**DATA EXTRACT:**
------------------------------------
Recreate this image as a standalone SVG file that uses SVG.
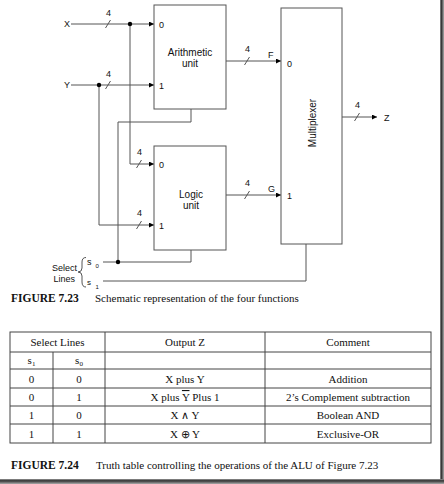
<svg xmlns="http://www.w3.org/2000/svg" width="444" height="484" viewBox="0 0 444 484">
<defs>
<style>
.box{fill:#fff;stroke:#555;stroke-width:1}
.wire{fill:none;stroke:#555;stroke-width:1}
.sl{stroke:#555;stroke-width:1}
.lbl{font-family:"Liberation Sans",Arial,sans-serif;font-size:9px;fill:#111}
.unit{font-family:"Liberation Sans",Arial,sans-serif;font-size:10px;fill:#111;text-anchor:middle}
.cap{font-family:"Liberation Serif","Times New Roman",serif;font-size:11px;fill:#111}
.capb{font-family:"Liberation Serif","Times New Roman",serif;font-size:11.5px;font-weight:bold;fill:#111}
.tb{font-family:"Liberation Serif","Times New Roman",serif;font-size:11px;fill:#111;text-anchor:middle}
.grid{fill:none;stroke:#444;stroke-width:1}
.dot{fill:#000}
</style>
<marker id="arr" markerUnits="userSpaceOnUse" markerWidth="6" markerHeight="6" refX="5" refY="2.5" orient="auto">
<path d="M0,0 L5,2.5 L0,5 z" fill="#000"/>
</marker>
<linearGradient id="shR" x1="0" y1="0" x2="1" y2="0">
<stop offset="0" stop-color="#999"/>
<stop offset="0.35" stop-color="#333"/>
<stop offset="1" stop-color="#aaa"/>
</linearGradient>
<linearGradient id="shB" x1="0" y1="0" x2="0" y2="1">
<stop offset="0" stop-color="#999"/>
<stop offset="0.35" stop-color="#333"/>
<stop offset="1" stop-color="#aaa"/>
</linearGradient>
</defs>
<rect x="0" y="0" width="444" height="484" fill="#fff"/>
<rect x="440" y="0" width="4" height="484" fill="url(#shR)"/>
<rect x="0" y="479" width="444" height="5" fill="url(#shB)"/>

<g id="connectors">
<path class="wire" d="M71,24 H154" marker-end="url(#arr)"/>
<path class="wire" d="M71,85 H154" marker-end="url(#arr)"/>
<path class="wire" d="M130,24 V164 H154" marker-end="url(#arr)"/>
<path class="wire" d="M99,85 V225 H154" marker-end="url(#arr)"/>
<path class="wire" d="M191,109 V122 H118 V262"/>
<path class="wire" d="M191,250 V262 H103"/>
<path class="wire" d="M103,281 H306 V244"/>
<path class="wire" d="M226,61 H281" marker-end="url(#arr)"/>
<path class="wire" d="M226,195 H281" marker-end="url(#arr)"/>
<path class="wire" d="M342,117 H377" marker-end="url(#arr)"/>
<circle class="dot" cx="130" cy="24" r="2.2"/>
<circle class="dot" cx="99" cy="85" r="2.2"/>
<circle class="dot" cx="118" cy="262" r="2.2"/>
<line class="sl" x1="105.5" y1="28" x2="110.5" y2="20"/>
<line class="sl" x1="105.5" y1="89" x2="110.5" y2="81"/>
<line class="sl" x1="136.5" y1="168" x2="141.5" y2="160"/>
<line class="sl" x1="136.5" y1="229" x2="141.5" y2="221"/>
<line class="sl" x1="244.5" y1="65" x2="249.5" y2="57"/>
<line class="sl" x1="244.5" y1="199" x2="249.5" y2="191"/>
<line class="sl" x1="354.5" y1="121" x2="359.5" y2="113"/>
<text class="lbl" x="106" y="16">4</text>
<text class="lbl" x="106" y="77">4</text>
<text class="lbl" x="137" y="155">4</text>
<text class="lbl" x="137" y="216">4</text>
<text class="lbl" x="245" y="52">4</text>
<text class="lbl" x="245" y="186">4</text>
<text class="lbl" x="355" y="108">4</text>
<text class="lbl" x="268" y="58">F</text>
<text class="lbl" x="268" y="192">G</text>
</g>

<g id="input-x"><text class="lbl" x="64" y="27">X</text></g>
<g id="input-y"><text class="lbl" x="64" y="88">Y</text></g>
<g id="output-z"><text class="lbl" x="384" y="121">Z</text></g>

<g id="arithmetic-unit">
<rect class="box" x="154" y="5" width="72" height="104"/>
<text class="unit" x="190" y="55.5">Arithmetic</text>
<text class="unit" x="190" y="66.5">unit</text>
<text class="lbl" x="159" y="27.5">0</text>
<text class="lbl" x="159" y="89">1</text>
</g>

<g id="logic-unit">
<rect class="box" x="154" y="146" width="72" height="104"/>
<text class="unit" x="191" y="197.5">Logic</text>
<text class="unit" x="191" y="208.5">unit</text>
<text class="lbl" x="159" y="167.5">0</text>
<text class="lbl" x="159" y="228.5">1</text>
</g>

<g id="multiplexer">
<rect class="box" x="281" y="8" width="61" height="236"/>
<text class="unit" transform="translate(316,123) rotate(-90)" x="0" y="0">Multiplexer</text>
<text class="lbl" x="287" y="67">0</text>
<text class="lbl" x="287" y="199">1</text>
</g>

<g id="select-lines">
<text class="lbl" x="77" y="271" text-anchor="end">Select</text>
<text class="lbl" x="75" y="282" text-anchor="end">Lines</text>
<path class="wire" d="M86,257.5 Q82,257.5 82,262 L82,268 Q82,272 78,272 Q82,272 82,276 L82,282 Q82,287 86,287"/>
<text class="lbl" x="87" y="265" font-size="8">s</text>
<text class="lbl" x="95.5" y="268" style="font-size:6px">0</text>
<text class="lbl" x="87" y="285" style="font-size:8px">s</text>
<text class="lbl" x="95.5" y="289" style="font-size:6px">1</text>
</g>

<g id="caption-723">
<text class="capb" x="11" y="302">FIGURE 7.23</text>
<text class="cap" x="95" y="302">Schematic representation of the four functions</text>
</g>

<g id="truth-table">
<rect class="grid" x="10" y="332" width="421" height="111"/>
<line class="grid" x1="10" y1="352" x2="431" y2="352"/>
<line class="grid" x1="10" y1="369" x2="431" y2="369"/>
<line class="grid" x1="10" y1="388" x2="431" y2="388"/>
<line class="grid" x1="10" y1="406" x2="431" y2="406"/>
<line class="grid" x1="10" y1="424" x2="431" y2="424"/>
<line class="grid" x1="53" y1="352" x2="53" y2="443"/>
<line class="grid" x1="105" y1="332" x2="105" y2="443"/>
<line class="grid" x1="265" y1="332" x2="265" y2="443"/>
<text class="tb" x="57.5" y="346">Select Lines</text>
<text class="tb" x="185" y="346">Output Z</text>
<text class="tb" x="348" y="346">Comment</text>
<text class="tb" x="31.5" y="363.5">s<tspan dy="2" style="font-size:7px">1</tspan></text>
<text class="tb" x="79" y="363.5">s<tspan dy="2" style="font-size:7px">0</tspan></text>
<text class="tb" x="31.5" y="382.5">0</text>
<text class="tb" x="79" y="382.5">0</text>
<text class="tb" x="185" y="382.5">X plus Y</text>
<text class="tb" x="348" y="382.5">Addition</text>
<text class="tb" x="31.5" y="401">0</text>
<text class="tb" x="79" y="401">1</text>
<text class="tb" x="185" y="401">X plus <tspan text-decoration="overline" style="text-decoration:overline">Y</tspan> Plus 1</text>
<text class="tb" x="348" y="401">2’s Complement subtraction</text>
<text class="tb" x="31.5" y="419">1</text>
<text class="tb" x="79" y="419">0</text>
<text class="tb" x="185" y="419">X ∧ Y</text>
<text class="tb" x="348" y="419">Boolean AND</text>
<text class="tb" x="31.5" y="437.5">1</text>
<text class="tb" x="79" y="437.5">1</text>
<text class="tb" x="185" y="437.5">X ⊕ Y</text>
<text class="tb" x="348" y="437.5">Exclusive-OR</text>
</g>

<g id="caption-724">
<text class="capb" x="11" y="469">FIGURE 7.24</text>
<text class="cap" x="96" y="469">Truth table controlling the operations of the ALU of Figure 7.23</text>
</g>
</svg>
------------------------------------
Make an exact copy of the data, leaving its pictures out.

**ANSWER FOR THE TASK:**
Recreate this image as a standalone SVG file that uses SVG.
<svg xmlns="http://www.w3.org/2000/svg" width="444" height="484" viewBox="0 0 444 484">
<defs>
<style>
.box{fill:#fff;stroke:#555;stroke-width:1}
.wire{fill:none;stroke:#555;stroke-width:1}
.sl{stroke:#555;stroke-width:1}
.lbl{font-family:"Liberation Sans",Arial,sans-serif;font-size:9px;fill:#111}
.unit{font-family:"Liberation Sans",Arial,sans-serif;font-size:10px;fill:#111;text-anchor:middle}
.cap{font-family:"Liberation Serif","Times New Roman",serif;font-size:11px;fill:#111}
.capb{font-family:"Liberation Serif","Times New Roman",serif;font-size:11.5px;font-weight:bold;fill:#111}
.tb{font-family:"Liberation Serif","Times New Roman",serif;font-size:11px;fill:#111;text-anchor:middle}
.grid{fill:none;stroke:#444;stroke-width:1}
.dot{fill:#000}
</style>
<marker id="arr" markerUnits="userSpaceOnUse" markerWidth="6" markerHeight="6" refX="5" refY="2.5" orient="auto">
<path d="M0,0 L5,2.5 L0,5 z" fill="#000"/>
</marker>
<linearGradient id="shR" x1="0" y1="0" x2="1" y2="0">
<stop offset="0" stop-color="#999"/>
<stop offset="0.35" stop-color="#333"/>
<stop offset="1" stop-color="#aaa"/>
</linearGradient>
<linearGradient id="shB" x1="0" y1="0" x2="0" y2="1">
<stop offset="0" stop-color="#999"/>
<stop offset="0.35" stop-color="#333"/>
<stop offset="1" stop-color="#aaa"/>
</linearGradient>
</defs>
<rect x="0" y="0" width="444" height="484" fill="#fff"/>
<rect x="440" y="0" width="4" height="484" fill="url(#shR)"/>
<rect x="0" y="479" width="444" height="5" fill="url(#shB)"/>

<g id="connectors">
<path class="wire" d="M71,24 H154" marker-end="url(#arr)"/>
<path class="wire" d="M71,85 H154" marker-end="url(#arr)"/>
<path class="wire" d="M130,24 V164 H154" marker-end="url(#arr)"/>
<path class="wire" d="M99,85 V225 H154" marker-end="url(#arr)"/>
<path class="wire" d="M191,109 V122 H118 V262"/>
<path class="wire" d="M191,250 V262 H103"/>
<path class="wire" d="M103,281 H306 V244"/>
<path class="wire" d="M226,61 H281" marker-end="url(#arr)"/>
<path class="wire" d="M226,195 H281" marker-end="url(#arr)"/>
<path class="wire" d="M342,117 H377" marker-end="url(#arr)"/>
<circle class="dot" cx="130" cy="24" r="2.2"/>
<circle class="dot" cx="99" cy="85" r="2.2"/>
<circle class="dot" cx="118" cy="262" r="2.2"/>
<line class="sl" x1="105.5" y1="28" x2="110.5" y2="20"/>
<line class="sl" x1="105.5" y1="89" x2="110.5" y2="81"/>
<line class="sl" x1="136.5" y1="168" x2="141.5" y2="160"/>
<line class="sl" x1="136.5" y1="229" x2="141.5" y2="221"/>
<line class="sl" x1="244.5" y1="65" x2="249.5" y2="57"/>
<line class="sl" x1="244.5" y1="199" x2="249.5" y2="191"/>
<line class="sl" x1="354.5" y1="121" x2="359.5" y2="113"/>
<text class="lbl" x="106" y="16">4</text>
<text class="lbl" x="106" y="77">4</text>
<text class="lbl" x="137" y="155">4</text>
<text class="lbl" x="137" y="216">4</text>
<text class="lbl" x="245" y="52">4</text>
<text class="lbl" x="245" y="186">4</text>
<text class="lbl" x="355" y="108">4</text>
<text class="lbl" x="268" y="58">F</text>
<text class="lbl" x="268" y="192">G</text>
</g>

<g id="input-x"><text class="lbl" x="64" y="27">X</text></g>
<g id="input-y"><text class="lbl" x="64" y="88">Y</text></g>
<g id="output-z"><text class="lbl" x="384" y="121">Z</text></g>

<g id="arithmetic-unit">
<rect class="box" x="154" y="5" width="72" height="104"/>
<text class="unit" x="190" y="55.5">Arithmetic</text>
<text class="unit" x="190" y="66.5">unit</text>
<text class="lbl" x="159" y="27.5">0</text>
<text class="lbl" x="159" y="89">1</text>
</g>

<g id="logic-unit">
<rect class="box" x="154" y="146" width="72" height="104"/>
<text class="unit" x="191" y="197.5">Logic</text>
<text class="unit" x="191" y="208.5">unit</text>
<text class="lbl" x="159" y="167.5">0</text>
<text class="lbl" x="159" y="228.5">1</text>
</g>

<g id="multiplexer">
<rect class="box" x="281" y="8" width="61" height="236"/>
<text class="unit" transform="translate(316,123) rotate(-90)" x="0" y="0">Multiplexer</text>
<text class="lbl" x="287" y="67">0</text>
<text class="lbl" x="287" y="199">1</text>
</g>

<g id="select-lines">
<text class="lbl" x="77" y="271" text-anchor="end">Select</text>
<text class="lbl" x="75" y="282" text-anchor="end">Lines</text>
<path class="wire" d="M86,257.5 Q82,257.5 82,262 L82,268 Q82,272 78,272 Q82,272 82,276 L82,282 Q82,287 86,287"/>
<text class="lbl" x="87" y="265" font-size="8">s</text>
<text class="lbl" x="95.5" y="268" style="font-size:6px">0</text>
<text class="lbl" x="87" y="285" style="font-size:8px">s</text>
<text class="lbl" x="95.5" y="289" style="font-size:6px">1</text>
</g>

<g id="caption-723">
<text class="capb" x="11" y="302">FIGURE 7.23</text>
<text class="cap" x="95" y="302">Schematic representation of the four functions</text>
</g>

<g id="truth-table">
<rect class="grid" x="10" y="332" width="421" height="111"/>
<line class="grid" x1="10" y1="352" x2="431" y2="352"/>
<line class="grid" x1="10" y1="369" x2="431" y2="369"/>
<line class="grid" x1="10" y1="388" x2="431" y2="388"/>
<line class="grid" x1="10" y1="406" x2="431" y2="406"/>
<line class="grid" x1="10" y1="424" x2="431" y2="424"/>
<line class="grid" x1="53" y1="352" x2="53" y2="443"/>
<line class="grid" x1="105" y1="332" x2="105" y2="443"/>
<line class="grid" x1="265" y1="332" x2="265" y2="443"/>
<text class="tb" x="57.5" y="346">Select Lines</text>
<text class="tb" x="185" y="346">Output Z</text>
<text class="tb" x="348" y="346">Comment</text>
<text class="tb" x="31.5" y="363.5">s<tspan dy="2" style="font-size:7px">1</tspan></text>
<text class="tb" x="79" y="363.5">s<tspan dy="2" style="font-size:7px">0</tspan></text>
<text class="tb" x="31.5" y="382.5">0</text>
<text class="tb" x="79" y="382.5">0</text>
<text class="tb" x="185" y="382.5">X plus Y</text>
<text class="tb" x="348" y="382.5">Addition</text>
<text class="tb" x="31.5" y="401">0</text>
<text class="tb" x="79" y="401">1</text>
<text class="tb" x="185" y="401">X plus <tspan text-decoration="overline" style="text-decoration:overline">Y</tspan> Plus 1</text>
<text class="tb" x="348" y="401">2’s Complement subtraction</text>
<text class="tb" x="31.5" y="419">1</text>
<text class="tb" x="79" y="419">0</text>
<text class="tb" x="185" y="419">X ∧ Y</text>
<text class="tb" x="348" y="419">Boolean AND</text>
<text class="tb" x="31.5" y="437.5">1</text>
<text class="tb" x="79" y="437.5">1</text>
<text class="tb" x="185" y="437.5">X ⊕ Y</text>
<text class="tb" x="348" y="437.5">Exclusive-OR</text>
</g>

<g id="caption-724">
<text class="capb" x="11" y="469">FIGURE 7.24</text>
<text class="cap" x="96" y="469">Truth table controlling the operations of the ALU of Figure 7.23</text>
</g>
</svg>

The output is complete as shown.